# Help me id this african.... pics....



## cmcpart0422 (Oct 4, 2008)

I bought him when he was about 1 inch and now he is about 4.5 to 5 inches and i could never figure out what he was. click to enlarge.


----------



## Fogelhund (Dec 3, 2002)

I see hints of Labidochromis kimpuna... yet I see marking in the dorsal fin that one typically sees in a Cynotilapia... hmmm.. :-?


----------



## cmcpart0422 (Oct 4, 2008)

is there anyway to bring out his colors anymore you think?


----------



## Dewdrop (Nov 20, 2007)

I have a similar looking fish that was very small when I bought it.

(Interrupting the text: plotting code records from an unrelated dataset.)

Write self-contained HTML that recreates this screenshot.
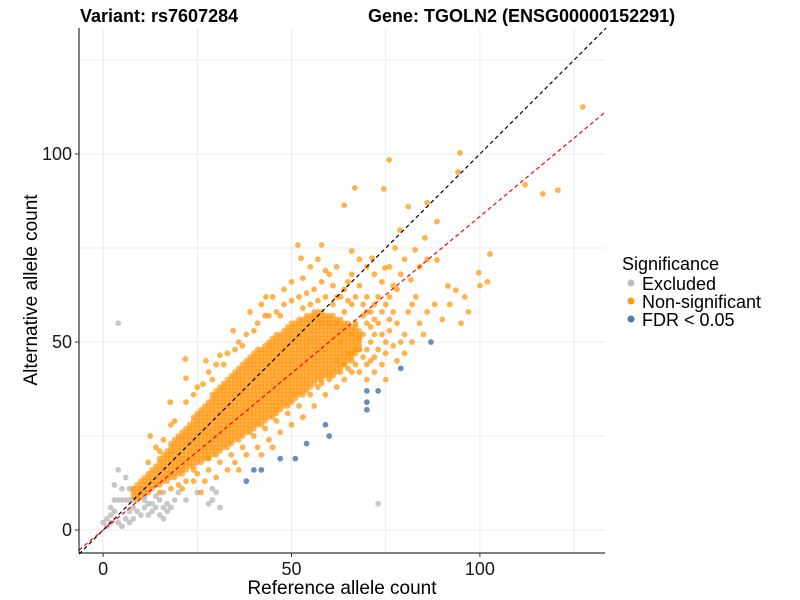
<!DOCTYPE html>
<html><head><meta charset="utf-8"><style>
body{margin:0;background:#fff;}
svg{display:block;font-family:"Liberation Sans",Arial,sans-serif;}
</style></head><body>
<svg id="chart" width="800" height="600" viewBox="0 0 800 600">
<g id="grid"></g>
<g id="pts"></g>
<g id="lines"></g>
<g id="axes"></g>
<text x="80" y="22" font-size="18" font-weight="bold" fill="#000">Variant: rs7607284</text>
<text x="368" y="22" font-size="18" font-weight="bold" fill="#000">Gene: TGOLN2 (ENSG00000152291)</text>
<text x="342" y="594" font-size="19" text-anchor="middle" fill="#000">Reference allele count</text>
<text transform="translate(37,290) rotate(-90)" font-size="19" text-anchor="middle" fill="#000">Alternative allele count</text>
<g>
<text x="622" y="270" font-size="18" fill="#000">Significance</text>
<g><circle cx="631" cy="283" r="3.5" fill="#bebebe"/><text x="642" y="290" font-size="18" fill="#000">Excluded</text></g>
<g><circle cx="631" cy="301" r="3.5" fill="#ff9912"/><text x="642" y="308" font-size="18" fill="#000">Non-significant</text></g>
<g><circle cx="631" cy="319" r="3.5" fill="#4f7cb0"/><text x="642" y="326" font-size="18" fill="#000">FDR &lt; 0.05</text></g>
</g>
</svg>
<script>
const xTicks=[0,50,100];
const yTicks=[0,50,100];
const gridVals=[0,25,50,75,100,125];
const excluded=[[0,2],[1,3],[2,4],[2,6],[3,8],[4,8],[5,8],[6,8],[7,8],[8,8],[9,9],[10,10],[11,8],[12,7],[13,7],[15,8],[14,6],[11,6],[9,5],[8,6],[10,4],[12,4],[13,5],[6,3],[7,2],[5,1],[4,2],[3,5],[4,16],[6,14],[3,12],[5,11],[7,11],[8,11],[10,11],[11,9],[17,5],[19,8],[20,10],[22,8],[25,10],[29,8],[30,10],[29,11],[31,6],[28,7],[18,6],[16,10],[14,9],[73,7],[4,55],[1,1],[2,2],[7,5],[8,3],[16,3],[16,6],[17,7],[15,4]];
const coreX=[8,9,10,11,12,13,14,15,16,17,18,19,20,21,22,23,24,25,26,27,28,29,30,31,32,33,34,35,36,37,38,39,40,41,42,43,44,45,46,47,48,49,50,51,52,53,54,55,56,57,58,59,60,61,62,63,64,65,66,67,68];
const coreLo=[9,9,10,10,11,11,12,12,13,13,14,14,15,15,16,17,17,18,18,19,19,20,20,21,22,22,23,24,24,25,26,26,27,28,28,29,30,30,31,32,33,33,34,35,36,36,37,38,39,40,40,41,41,42,42,43,44,45,46,47,48];
const coreHi=[11,12,13,14,15,16,17,19,20,21,23,24,25,26,27,28,30,31,32,33,34,36,37,38,39,40,41,42,43,44,45,46,47,48,48,49,50,51,52,52,53,54,55,55,56,56,57,57,58,58,58,57,57,57,56,56,55,55,54,54,53];
const nonSig=[[127.3,112.5],[94.7,100.3],[75.9,98.4],[94.2,95.2],[86,87],[74.5,90.7],[66.8,91],[64,86.4],[81,86],[88.6,82],[112,91.8],[116.7,89.4],[120.7,90.4],[102.7,73.4],[99.7,68.4],[102,66],[91.5,64.9],[93.6,63.8],[88.6,71.8],[81.7,66.5],[85.4,77.7],[82.8,74.5],[78.8,79.8],[77.5,75],[74.8,69.7],[71.4,72.3],[66,74.2],[58,75.8],[51.7,75.8],[52.5,72.3],[43.2,62],[43,57],[34.5,53],[31,46.5],[27.3,45],[21.8,45.5],[22,40.4],[26.5,38.8],[17.8,34],[19,29],[12.5,25],[15,21],
[62,62],[64,64],[65,66],[66,68],[68,65],[70,62],[72,60],[74,58],[76,56],[78,55],[80,52],[67,55],[69,52],[71,50],[73,48],[75,47],[77,49],[79,50],[66,45],[68,42],[70,44],[72,46],[74,52],[76,62],[78,64],[82,60],[84,55],[86,58],[63,50],[65,47],[67,48],[69,57],[71,58],[73,55],[60,68],[62,70],[58,66],[56,64],[54,63],[52,62],[50,61],[48,60],[46,58],[44,57],[40,53],[38,52],[36,50],[33,47],[30,44],[28,42],[24,36],[22,34],[18,28],[16,24],[14,22],[12,18],[30,14],[33,16],[35,18],[38,20],[41,22],[44,24],[47,26],[50,28],[53,30],[56,33],[59,36],[62,38],[64,40],[66,42],[57,38],[60,40],[45,22],[42,20],[36,16],[27,13],[24,13],[21,11],[18,11],[15,10],[12,10],[10,9],[9,8],[20,12],[26,10],[24,16],[28,16],[55,70],[57,72],[59,69],[61,65],[48,64],[45,62],[42,60],[39,58],[50,66],[53,67],[62,45],[64,44],[66,47],[68,48],[70,40],[72,42],[75,40],[78,45],[80,47],[82,50],[85,52],[88,60],[90,56],[95,55],[92,60],[96,62],[100,65],[97,58],[84,70],[86,72],[80,72],[76,70],[74,66],[72,68],[70,70],[68,72],[66,60],[64,58],[62,55],[60,55],[58,55],[70,55],[72,52],[75,60],[77,65],[79,68],
[69,60],[70,58],[71,54],[72,56],[73,62],[74,44],[75,50],[76,53],[77,58],[69,46],[70,48],[71,45],[67,62],[65,61],[63,62],[61,60],[59,62],[57,61],[55,60],[53,59],[35,48],[37,49],[32,44],[29,40],[25,38],[41,55],[47,57],[63,42],[65,43],[67,44],[58,39],[55,36],[52,33],[49,31],[46,29],[43,27],[40,25],[37,22],[34,20],[31,18],[28,19],[25,15],[22,13],[61,41],[68,51],[66,52],[81,58],[83,62]];
const fdr=[[38,13],[40,16],[42,16],[47,19],[51,19],[54,23],[59,28],[60,25],[70,37],[73,37],[70,34],[70,32],[79,43],[87,50]];
const redSlope=0.834;
const xDomain=[-6.4,133.2], yDomain=[-6.1,133.5];
const L=79,R=605,T=28,B=553;
const NS="http://www.w3.org/2000/svg";
function xs(v){return L+(v-xDomain[0])/(xDomain[1]-xDomain[0])*(R-L);}
function ys(v){return B-(v-yDomain[0])/(yDomain[1]-yDomain[0])*(B-T);}
function mk(tag,attrs,parent){const e=document.createElementNS(NS,tag);for(const k in attrs)e.setAttribute(k,attrs[k]);parent.appendChild(e);return e;}
const grid=document.getElementById('grid'),pts=document.getElementById('pts'),lines=document.getElementById('lines'),axes=document.getElementById('axes');
gridVals.forEach(v=>{
 const a=mk('line',{x1:xs(v),x2:xs(v),y1:T,y2:B,stroke:'#ebebeb','stroke-width':1},grid);
 
 
 const b=mk('line',{x1:L,x2:R,y1:ys(v),y2:ys(v),stroke:'#ebebeb','stroke-width':1},grid);
 
 
});
function dot(x,y,fill,op,name){
 const c=mk('circle',{cx:xs(x),cy:ys(y),r:2.9,fill:fill,'fill-opacity':op},pts);
 
 
}
excluded.forEach(p=>dot(p[0],p[1],'#bebebe',0.85,'excluded-point'));
coreX.forEach((x,i)=>{for(let y=coreLo[i];y<=coreHi[i];y++)dot(x,y,'#ff9912',0.7,'non-significant-point');});
nonSig.forEach(p=>dot(p[0],p[1],'#ff9912',0.75,'non-significant-point'));
fdr.forEach(p=>dot(p[0],p[1],'#4f7cb0',0.85,'fdr-point'));
const d1=mk('line',{x1:xs(xDomain[0]),y1:ys(xDomain[0]),x2:xs(yDomain[1]),y2:ys(yDomain[1]),stroke:'#000','stroke-width':1.2,'stroke-dasharray':'4,3'},lines);


const d2=mk('line',{x1:xs(xDomain[0]),y1:ys(xDomain[0]*redSlope),x2:xs(xDomain[1]),y2:ys(xDomain[1]*redSlope),stroke:'#ff0000','stroke-width':1.2,'stroke-dasharray':'4,3'},lines);


const ax=mk('line',{x1:L,x2:L,y1:T,y2:B,stroke:'#000','stroke-width':1},axes);


const bx=mk('line',{x1:L,x2:R,y1:B,y2:B,stroke:'#000','stroke-width':1},axes);


xTicks.forEach(v=>{
 const t=mk('line',{x1:xs(v),x2:xs(v),y1:B,y2:B+4,stroke:'#333'},axes);
 
 
 const l=mk('text',{x:xs(v),y:B+22,'font-size':18,'text-anchor':'middle',fill:'#1a1a1a'},axes);
 l.textContent=v;
 
 
});
yTicks.forEach(v=>{
 const t=mk('line',{x1:L-4,x2:L,y1:ys(v),y2:ys(v),stroke:'#333'},axes);
 
 
 const l=mk('text',{x:L-7,y:ys(v)+6,'font-size':18,'text-anchor':'end',fill:'#1a1a1a'},axes);
 l.textContent=v;
 
 
});
</script>
</body></html>
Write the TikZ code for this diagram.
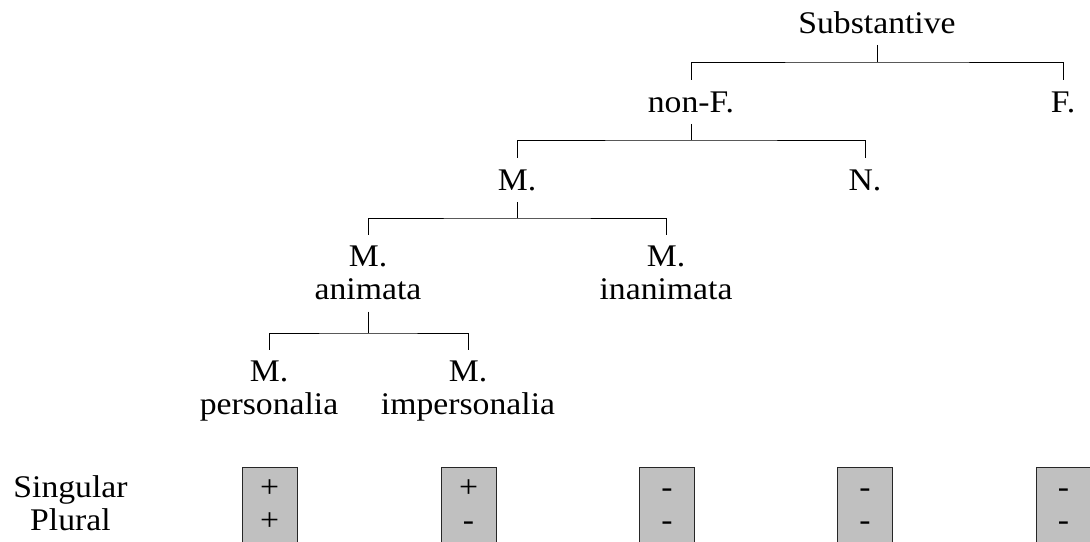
\documentclass[tikz,border=0pt]{standalone}
\usepackage{fontspec}
\setmainfont[FakeStretch=1.07]{Liberation Serif}
\usepackage{tikz}
\usetikzlibrary{shapes,arrows}
\definecolor{cellgray}{RGB}{192,192,192}
\tikzstyle{cat} = [inner sep=0pt, outer xsep=0pt, outer ysep=5.75pt, align=center]
\tikzstyle{rowlabel} = [inner sep=0pt, outer sep=0pt, align=center]
\tikzstyle{cell} = [draw=black!85, line width=0.5pt, fill=cellgray, minimum width=27.5pt, minimum height=37.75pt, inner sep=0pt]
\tikzstyle{val} = [inner sep=0pt, anchor=base]
\tikzstyle{branch} = [line width=0.5pt]

\begin{document}
\begin{tikzpicture}[x=0.5pt, y=-0.5pt, every node/.style={font=\fontsize{15.75pt}{16.5pt}\selectfont}]
    \useasboundingbox (0,0) rectangle (1090,541);
    % We start by placing the categories
    \node [cat, anchor=base] (subst) at (877,33) {Substantive};
    \node [cat, anchor=base] (nonf) at (691,112) {non-F.};
    \node [cat, anchor=base] (fem) at (1063,112) {F.};
    \node [cat, anchor=base] (masc) at (517,190) {M.};
    \node [cat, anchor=base] (neut) at (865,190) {N.};
    \node [cat, anchor=north] (anim) at (368,234.6) {M.\\animata};
    \node [cat, anchor=north] (inanim) at (666,234.6) {M.\\inanimata};
    \node [cat, anchor=north] (pers) at (269,349.6) {M.\\personalia};
    \node [cat, anchor=north] (impers) at (468,349.6) {M.\\impersonalia};
    % Junctions where the branches split
    \coordinate (j1) at (877,62);
    \coordinate (j2) at (691,140);
    \coordinate (j3) at (517,218);
    \coordinate (j4) at (368,333);
    % Then the branches, parent to children
    \draw [branch] (subst.south) -- (j1);
    \draw [branch] (nonf.north) |- (j1) -| (fem.north);
    \draw [branch] (nonf.south) -- (j2);
    \draw [branch] (masc.north) |- (j2) -| (neut.north);
    \draw [branch] (masc.south) -- (j3);
    \draw [branch] (anim.north) |- (j3) -| (inanim.north);
    \draw [branch] (anim.south) -- (j4);
    \draw [branch] (pers.north) |- (j4) -| (impers.north);
    % Number table under the leaves
    \node [rowlabel, anchor=north] (rows) at (70.5,475.5) {Singular\\Plural};
    \foreach \x/\s/\p [count=\i] in {269.5/+/+, 468.5/+/-, 667/-/-, 865/-/-, 1063.5/-/-} {
        \node [cell] (cell\i) at (\x,505.25) {};
        \node [val] (sg\i) at (\x,497) {\s};
        \node [val] (pl\i) at (\x,530) {\p};
    }
\end{tikzpicture}
\end{document}
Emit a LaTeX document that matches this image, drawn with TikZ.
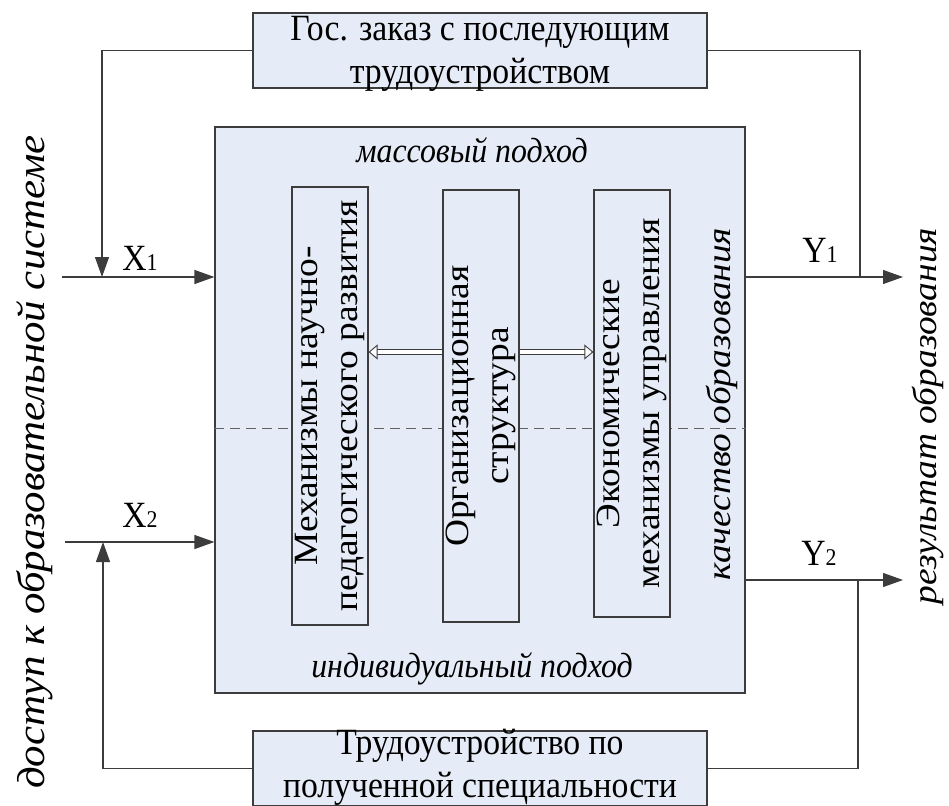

I thought I was buying a C.borleyi :roll: because of the brown body and orangeish fins. I posted a bad pic of it in the unidentifide section and they said maybe some type of red top zebra. It's grown some now and might be getting a little bluer looking on the body. Still don't know what it really is or may be a cross with something. I'll try to get a new pic of it.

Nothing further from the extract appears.